GIVEN INFORMATION =
— Start —

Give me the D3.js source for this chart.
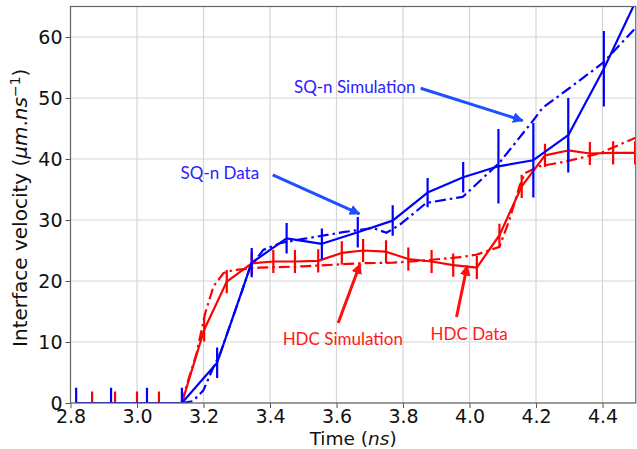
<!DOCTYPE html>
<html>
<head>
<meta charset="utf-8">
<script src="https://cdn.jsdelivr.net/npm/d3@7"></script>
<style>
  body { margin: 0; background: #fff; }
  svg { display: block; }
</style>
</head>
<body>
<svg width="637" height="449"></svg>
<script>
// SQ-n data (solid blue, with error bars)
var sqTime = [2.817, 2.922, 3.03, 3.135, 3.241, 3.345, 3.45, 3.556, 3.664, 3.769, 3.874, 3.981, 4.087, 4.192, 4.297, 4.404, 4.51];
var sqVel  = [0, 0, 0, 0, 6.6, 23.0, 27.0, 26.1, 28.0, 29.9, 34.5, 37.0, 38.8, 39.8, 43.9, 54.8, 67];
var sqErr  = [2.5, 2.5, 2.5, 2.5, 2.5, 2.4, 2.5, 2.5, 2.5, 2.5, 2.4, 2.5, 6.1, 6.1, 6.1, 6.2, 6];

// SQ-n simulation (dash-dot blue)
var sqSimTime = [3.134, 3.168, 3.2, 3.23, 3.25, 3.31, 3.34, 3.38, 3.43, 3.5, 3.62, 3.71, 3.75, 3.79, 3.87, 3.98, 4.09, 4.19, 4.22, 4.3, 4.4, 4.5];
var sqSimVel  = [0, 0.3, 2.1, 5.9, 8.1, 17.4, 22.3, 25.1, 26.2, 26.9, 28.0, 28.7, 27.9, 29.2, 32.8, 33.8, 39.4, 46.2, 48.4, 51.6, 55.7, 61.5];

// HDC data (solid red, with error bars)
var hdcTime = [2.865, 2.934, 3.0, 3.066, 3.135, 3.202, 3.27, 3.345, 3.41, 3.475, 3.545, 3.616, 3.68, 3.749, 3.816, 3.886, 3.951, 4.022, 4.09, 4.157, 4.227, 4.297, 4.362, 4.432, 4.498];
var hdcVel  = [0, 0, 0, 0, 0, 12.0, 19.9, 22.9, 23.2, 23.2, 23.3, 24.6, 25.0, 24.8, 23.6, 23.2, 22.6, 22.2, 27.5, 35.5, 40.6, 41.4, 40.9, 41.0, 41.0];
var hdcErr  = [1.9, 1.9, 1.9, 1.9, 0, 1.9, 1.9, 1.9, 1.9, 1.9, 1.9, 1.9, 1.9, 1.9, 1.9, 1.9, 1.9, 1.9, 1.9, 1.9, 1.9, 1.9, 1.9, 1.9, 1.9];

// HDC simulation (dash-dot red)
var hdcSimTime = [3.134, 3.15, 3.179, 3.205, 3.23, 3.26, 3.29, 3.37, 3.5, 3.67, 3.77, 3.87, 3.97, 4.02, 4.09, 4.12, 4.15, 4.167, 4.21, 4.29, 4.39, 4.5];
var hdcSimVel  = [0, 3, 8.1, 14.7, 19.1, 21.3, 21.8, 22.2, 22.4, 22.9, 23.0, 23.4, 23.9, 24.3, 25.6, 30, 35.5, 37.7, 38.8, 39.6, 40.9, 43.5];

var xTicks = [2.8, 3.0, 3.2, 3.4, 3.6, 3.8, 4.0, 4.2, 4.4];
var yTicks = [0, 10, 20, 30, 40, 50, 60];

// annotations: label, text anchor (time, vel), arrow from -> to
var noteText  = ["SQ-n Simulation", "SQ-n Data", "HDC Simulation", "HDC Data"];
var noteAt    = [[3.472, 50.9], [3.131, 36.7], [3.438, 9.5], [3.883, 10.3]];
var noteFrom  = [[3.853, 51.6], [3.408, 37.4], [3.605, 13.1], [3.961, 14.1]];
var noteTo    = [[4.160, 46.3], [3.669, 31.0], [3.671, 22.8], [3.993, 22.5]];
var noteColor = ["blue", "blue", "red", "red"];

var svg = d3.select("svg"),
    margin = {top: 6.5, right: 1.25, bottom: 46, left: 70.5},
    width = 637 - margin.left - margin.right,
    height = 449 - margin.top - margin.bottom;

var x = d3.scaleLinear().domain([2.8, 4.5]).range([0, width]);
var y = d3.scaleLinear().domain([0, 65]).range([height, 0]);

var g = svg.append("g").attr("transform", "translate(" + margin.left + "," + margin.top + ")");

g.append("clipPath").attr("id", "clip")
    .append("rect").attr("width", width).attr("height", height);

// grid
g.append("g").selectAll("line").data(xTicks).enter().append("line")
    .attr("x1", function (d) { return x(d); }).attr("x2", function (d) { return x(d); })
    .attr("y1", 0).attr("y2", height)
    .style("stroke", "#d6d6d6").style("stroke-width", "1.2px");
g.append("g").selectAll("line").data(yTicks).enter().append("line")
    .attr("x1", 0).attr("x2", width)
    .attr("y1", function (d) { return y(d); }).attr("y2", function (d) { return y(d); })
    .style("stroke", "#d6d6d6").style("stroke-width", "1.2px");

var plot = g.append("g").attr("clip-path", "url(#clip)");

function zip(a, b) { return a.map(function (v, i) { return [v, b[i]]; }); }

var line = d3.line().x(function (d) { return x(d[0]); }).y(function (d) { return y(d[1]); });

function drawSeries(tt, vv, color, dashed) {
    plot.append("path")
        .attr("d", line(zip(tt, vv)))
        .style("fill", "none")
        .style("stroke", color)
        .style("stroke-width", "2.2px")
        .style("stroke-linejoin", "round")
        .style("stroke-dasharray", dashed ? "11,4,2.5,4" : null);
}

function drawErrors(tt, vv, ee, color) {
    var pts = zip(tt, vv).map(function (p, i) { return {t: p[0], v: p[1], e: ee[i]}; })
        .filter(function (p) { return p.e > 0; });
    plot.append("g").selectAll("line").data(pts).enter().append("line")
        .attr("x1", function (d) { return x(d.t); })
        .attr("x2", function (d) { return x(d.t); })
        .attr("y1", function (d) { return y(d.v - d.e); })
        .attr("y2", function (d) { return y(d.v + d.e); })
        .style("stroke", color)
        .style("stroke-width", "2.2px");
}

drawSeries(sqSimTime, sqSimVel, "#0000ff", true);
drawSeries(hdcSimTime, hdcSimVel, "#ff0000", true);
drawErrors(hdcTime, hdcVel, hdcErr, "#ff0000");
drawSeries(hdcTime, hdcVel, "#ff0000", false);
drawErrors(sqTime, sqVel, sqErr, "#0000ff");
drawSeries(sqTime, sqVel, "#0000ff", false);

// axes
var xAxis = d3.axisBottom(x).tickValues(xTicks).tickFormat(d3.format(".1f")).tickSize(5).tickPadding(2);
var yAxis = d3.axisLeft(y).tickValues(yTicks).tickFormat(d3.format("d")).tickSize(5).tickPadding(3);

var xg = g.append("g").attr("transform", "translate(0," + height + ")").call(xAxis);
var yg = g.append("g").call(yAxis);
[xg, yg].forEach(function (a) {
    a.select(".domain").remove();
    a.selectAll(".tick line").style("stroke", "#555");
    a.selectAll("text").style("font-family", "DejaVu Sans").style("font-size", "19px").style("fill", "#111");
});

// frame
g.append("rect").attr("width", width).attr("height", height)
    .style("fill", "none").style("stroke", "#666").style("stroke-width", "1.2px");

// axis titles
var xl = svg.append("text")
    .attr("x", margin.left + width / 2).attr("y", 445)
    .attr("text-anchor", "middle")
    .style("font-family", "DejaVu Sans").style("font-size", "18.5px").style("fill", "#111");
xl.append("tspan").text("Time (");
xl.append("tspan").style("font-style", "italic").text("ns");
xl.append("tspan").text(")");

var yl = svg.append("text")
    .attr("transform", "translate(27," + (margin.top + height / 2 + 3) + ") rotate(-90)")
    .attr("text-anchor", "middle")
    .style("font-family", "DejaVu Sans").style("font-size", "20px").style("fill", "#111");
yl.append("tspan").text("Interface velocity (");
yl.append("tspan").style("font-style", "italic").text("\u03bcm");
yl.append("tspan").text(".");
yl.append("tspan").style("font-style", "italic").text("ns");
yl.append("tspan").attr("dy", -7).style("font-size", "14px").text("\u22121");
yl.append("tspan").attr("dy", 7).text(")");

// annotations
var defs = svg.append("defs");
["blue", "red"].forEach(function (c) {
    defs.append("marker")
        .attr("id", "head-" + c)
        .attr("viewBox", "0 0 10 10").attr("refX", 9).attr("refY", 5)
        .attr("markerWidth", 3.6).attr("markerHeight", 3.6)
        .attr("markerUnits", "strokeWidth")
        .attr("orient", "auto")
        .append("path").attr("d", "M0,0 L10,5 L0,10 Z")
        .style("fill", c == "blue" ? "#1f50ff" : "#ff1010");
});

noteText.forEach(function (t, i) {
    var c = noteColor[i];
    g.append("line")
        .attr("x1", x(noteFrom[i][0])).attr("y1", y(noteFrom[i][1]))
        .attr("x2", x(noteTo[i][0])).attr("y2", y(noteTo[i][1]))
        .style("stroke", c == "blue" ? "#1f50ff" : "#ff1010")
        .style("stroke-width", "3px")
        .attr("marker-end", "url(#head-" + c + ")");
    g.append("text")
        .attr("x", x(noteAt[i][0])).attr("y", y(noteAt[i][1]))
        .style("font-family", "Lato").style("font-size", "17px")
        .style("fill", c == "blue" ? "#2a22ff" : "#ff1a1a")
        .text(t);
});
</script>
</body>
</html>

— End —

GOAL = Your task is to reproduce exactly the lines from the start of the data above through the line containing "1.9, 1.9, 1.9];", leaving every picture out.

ANSWER TO THIS TASK =
Give me the D3.js source for this chart.
<!DOCTYPE html>
<html>
<head>
<meta charset="utf-8">
<script src="https://cdn.jsdelivr.net/npm/d3@7"></script>
<style>
  body { margin: 0; background: #fff; }
  svg { display: block; }
</style>
</head>
<body>
<svg width="637" height="449"></svg>
<script>
// SQ-n data (solid blue, with error bars)
var sqTime = [2.817, 2.922, 3.03, 3.135, 3.241, 3.345, 3.45, 3.556, 3.664, 3.769, 3.874, 3.981, 4.087, 4.192, 4.297, 4.404, 4.51];
var sqVel  = [0, 0, 0, 0, 6.6, 23.0, 27.0, 26.1, 28.0, 29.9, 34.5, 37.0, 38.8, 39.8, 43.9, 54.8, 67];
var sqErr  = [2.5, 2.5, 2.5, 2.5, 2.5, 2.4, 2.5, 2.5, 2.5, 2.5, 2.4, 2.5, 6.1, 6.1, 6.1, 6.2, 6];

// SQ-n simulation (dash-dot blue)
var sqSimTime = [3.134, 3.168, 3.2, 3.23, 3.25, 3.31, 3.34, 3.38, 3.43, 3.5, 3.62, 3.71, 3.75, 3.79, 3.87, 3.98, 4.09, 4.19, 4.22, 4.3, 4.4, 4.5];
var sqSimVel  = [0, 0.3, 2.1, 5.9, 8.1, 17.4, 22.3, 25.1, 26.2, 26.9, 28.0, 28.7, 27.9, 29.2, 32.8, 33.8, 39.4, 46.2, 48.4, 51.6, 55.7, 61.5];

// HDC data (solid red, with error bars)
var hdcTime = [2.865, 2.934, 3.0, 3.066, 3.135, 3.202, 3.27, 3.345, 3.41, 3.475, 3.545, 3.616, 3.68, 3.749, 3.816, 3.886, 3.951, 4.022, 4.09, 4.157, 4.227, 4.297, 4.362, 4.432, 4.498];
var hdcVel  = [0, 0, 0, 0, 0, 12.0, 19.9, 22.9, 23.2, 23.2, 23.3, 24.6, 25.0, 24.8, 23.6, 23.2, 22.6, 22.2, 27.5, 35.5, 40.6, 41.4, 40.9, 41.0, 41.0];
var hdcErr  = [1.9, 1.9, 1.9, 1.9, 0, 1.9, 1.9, 1.9, 1.9, 1.9, 1.9, 1.9, 1.9, 1.9, 1.9, 1.9, 1.9, 1.9, 1.9, 1.9, 1.9, 1.9, 1.9, 1.9, 1.9];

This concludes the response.